We’ve become increasingly nervous of stocks given weak near-term demand outlook in tech space

US stocks edges higher but we feel all is not well in the near term 
Although US stocks continued to edge higher pulling up Japanese shares with them, we stick with our newly adopted negative short term outlook on our own market as we have turned highly cautious of technology stocks which we will address again in this issue. To be sure on, the surface, there are no notable signs of major nervousness with liquidity-driven rally looking intact as S&P is trading close to its all time peak, Nasdaq trading near its recent record highs and the VIX fear gauge holding steady near its 6 months lows. Cash parked in US money market funds which we keep a close eye on continued to edge lower, also reflecting no major signs of investors anxiety. 

But we feel all is not well as bull market bets remain highly concentrated in tech names where fundamentals are starting to deteriorate while much good news regarding release of effective Covid-19 vaccines by Q1 of next year look to be priced in for now.
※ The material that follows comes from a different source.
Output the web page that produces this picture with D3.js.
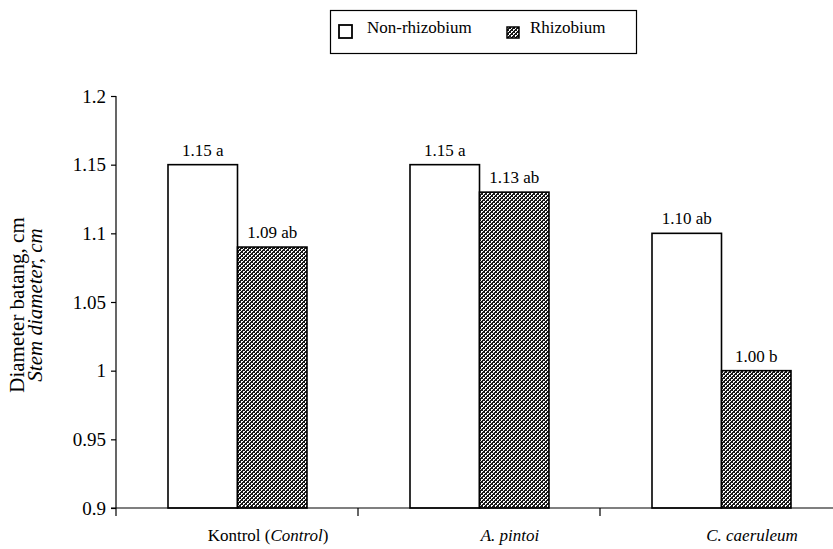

Meanwhile, rising infection and mortality rates both in the US and the rest of the world have left economic activity stuck at suboptimal rates with most businesses still suffering from the demand pull and unemployment rates hovering near their recent highs. Moreover, US lawmakers have failed to agree on extending any of the pandemic-related fiscal relief programs before the summer recess, leaving the economy highly dependant on the short-term band aid provided President Trump’s executive orders placed last week. 

As we have also been highlighting in the past month, geopolitical tension between US and China continues to ratchet up as we get closer to US presidential election in November and US foreign and trade policies towards China become ever more hostile and unpredictable. News of US/China postponing the trade talks to catch up with progress made on last year’s phase one trade agreement was disappointing as there were hopes that this could ease tensions between the two sides in the short term. China’s reported insistence that talks must include negotiations about potential of the US banning of TikTok and WeChat, not to mention, further extending the period of US reprieve in allowing sales to Huawei which expired last week, must have partly been behind postponement of the weekend talks. 

Fundamentals of Japan’s technology companies starting to deteriorate 
Indeed, by Friday, not only Mr. Trump gave ByteDance 90 days to sell its US-based TikTok operations, but he also declared that the waiver on sales to Huawei has come to a close with a promise that sales licenses to the firm will likely to be closely scrutinised and more difficult to attain. In the meantime, there still seems to be much confusion whether the US latest ban of using Tencent’s WeChat by US companies will include the Weixin app used within China given that such a move will likely lead to plummeting sales of Apple’s iPhone in the region and create yet more uncertainty regarding the technology supply chain. 

As we noted last week, we think semiconductor stocks are looking generally more vulnerable as rising of chip inventories have also started to effect orders. Micron’s latest update that memory demand has started trend below its expectations as data centres are now digesting chip stock piles as fears of the pandemic-led disruption had led to over-ordering, echoed a similar warning by Western Digital only a few weeks back. Given that memory ICs was supposed to be the next big driver for recovery in demand for semiconductors, further short-term contraction in demand will not only have a big impact on market outlook for memory chip makers but also for semiconductor materials suppliers and production equipment specialists which are strongly represented in the Japanese market. 

China’s shockingly weak smartphone shipments in July has not helped matters, also raising doubts about the China-led handset recovery which has been the pillar of growth expectations for 5G models this year. Meanwhile, we suspect that the big rebound in sales of PCs and laptops will also start to cool off as work-from-home demand peaks out from here adding more downside pressure on chips and component shipments in the months to come. None of the above draws a very healthy scenario for technology segments which have certainly helped lead Japanese stocks higher this year. We have thus continued with our new strategy of drastically reducing our list of recommended longs in this space while looking for more bombed out industrials with some secular growth angles that trade at low historic valuations and have strong balance sheets.